Task brief
Begin at the line that contains "Emit a Python", stop after the line that contains "import plotly.graph_objects as go", and reproduce only that span, unaltered.

Material shown
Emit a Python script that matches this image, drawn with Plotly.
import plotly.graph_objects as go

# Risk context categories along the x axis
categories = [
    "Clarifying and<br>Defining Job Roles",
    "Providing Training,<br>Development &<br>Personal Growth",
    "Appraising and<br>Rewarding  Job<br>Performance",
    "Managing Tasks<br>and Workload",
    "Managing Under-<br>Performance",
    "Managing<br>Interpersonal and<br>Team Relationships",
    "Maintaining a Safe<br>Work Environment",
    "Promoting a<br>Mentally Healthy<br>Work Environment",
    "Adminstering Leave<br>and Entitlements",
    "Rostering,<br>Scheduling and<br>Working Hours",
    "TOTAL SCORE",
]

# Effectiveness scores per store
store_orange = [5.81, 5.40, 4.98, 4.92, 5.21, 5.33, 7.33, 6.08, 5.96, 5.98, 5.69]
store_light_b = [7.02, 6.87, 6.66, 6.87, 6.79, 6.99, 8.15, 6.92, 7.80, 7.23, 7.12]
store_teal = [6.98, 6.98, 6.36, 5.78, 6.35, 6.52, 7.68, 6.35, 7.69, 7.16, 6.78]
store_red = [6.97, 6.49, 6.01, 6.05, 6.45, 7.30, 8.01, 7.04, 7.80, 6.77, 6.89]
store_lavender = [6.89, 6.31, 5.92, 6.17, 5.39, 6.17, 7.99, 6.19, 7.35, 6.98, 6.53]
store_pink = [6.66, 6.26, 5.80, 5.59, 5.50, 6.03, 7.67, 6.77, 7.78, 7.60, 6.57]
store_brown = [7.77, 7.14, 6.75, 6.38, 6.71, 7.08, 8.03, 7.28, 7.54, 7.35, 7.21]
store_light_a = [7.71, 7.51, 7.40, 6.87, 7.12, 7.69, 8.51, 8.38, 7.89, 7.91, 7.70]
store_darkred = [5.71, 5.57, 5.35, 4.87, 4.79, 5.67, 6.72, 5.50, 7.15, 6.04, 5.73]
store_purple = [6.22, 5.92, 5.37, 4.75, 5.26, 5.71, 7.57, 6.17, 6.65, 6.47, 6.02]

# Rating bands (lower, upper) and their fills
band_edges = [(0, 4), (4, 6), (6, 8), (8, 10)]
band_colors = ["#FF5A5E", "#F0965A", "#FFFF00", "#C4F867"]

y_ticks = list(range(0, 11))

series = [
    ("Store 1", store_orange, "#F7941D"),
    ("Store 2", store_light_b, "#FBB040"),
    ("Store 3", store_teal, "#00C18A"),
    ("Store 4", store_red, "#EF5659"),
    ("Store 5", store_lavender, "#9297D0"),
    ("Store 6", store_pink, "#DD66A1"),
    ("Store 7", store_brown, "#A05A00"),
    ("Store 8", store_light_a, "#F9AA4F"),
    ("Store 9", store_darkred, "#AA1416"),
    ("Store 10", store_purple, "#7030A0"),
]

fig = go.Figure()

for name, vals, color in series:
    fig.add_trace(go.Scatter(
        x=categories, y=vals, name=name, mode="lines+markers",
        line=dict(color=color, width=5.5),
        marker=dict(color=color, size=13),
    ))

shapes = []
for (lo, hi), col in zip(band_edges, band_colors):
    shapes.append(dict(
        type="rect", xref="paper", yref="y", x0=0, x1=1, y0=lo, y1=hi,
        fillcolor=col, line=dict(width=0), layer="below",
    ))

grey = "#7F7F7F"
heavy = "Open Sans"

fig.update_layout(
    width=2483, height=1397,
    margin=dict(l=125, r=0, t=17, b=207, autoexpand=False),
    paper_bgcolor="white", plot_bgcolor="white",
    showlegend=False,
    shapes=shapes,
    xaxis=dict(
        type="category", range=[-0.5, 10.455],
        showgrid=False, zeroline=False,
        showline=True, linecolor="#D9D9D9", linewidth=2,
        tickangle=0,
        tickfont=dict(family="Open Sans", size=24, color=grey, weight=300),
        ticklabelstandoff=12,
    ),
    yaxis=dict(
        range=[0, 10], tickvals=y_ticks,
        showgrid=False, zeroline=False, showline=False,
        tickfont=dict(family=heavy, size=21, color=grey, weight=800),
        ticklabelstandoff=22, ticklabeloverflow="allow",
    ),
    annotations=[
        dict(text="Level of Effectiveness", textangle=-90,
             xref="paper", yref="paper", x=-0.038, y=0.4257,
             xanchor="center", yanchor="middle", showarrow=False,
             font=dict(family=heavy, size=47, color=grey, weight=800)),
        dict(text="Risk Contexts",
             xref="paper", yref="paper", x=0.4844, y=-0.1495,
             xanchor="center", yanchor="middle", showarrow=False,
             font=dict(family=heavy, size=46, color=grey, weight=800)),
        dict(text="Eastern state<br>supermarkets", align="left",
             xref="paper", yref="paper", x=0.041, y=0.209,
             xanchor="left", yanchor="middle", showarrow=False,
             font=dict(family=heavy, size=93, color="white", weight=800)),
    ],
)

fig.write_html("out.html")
...
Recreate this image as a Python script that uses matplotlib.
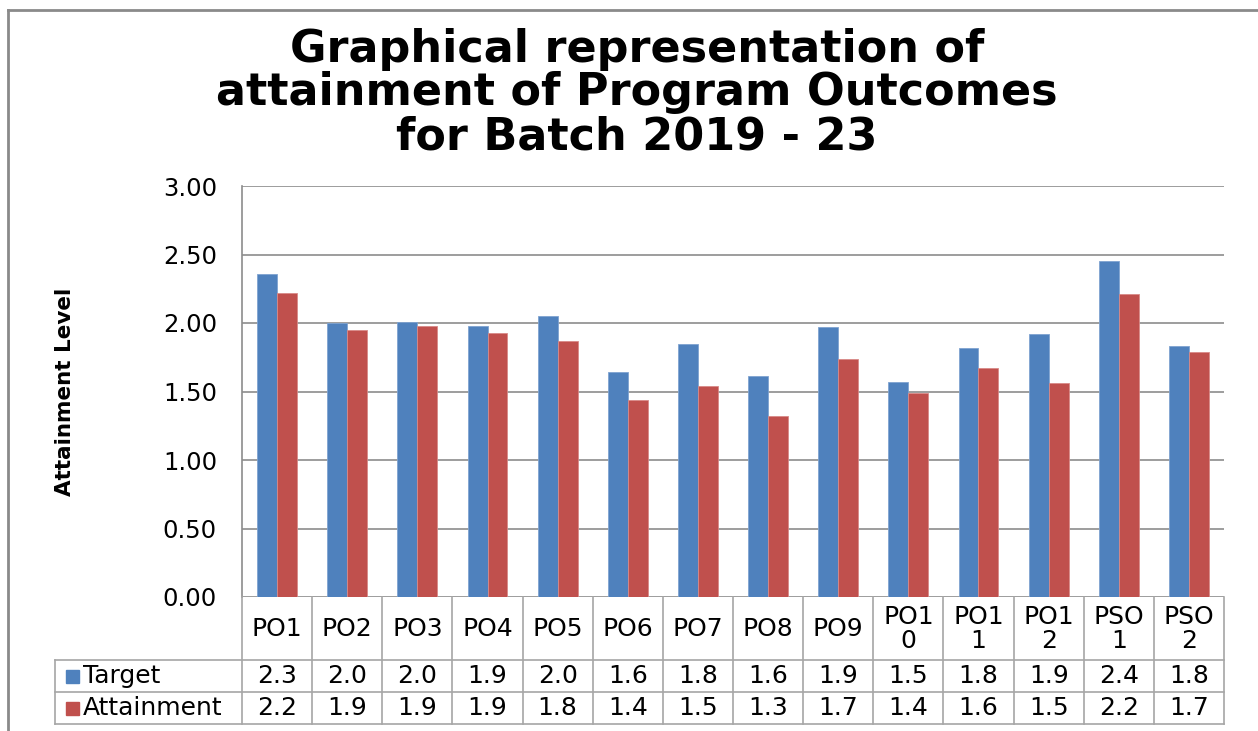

Task output
Emit a Python script that matches this image, drawn with Plotly.
import plotly.graph_objects as go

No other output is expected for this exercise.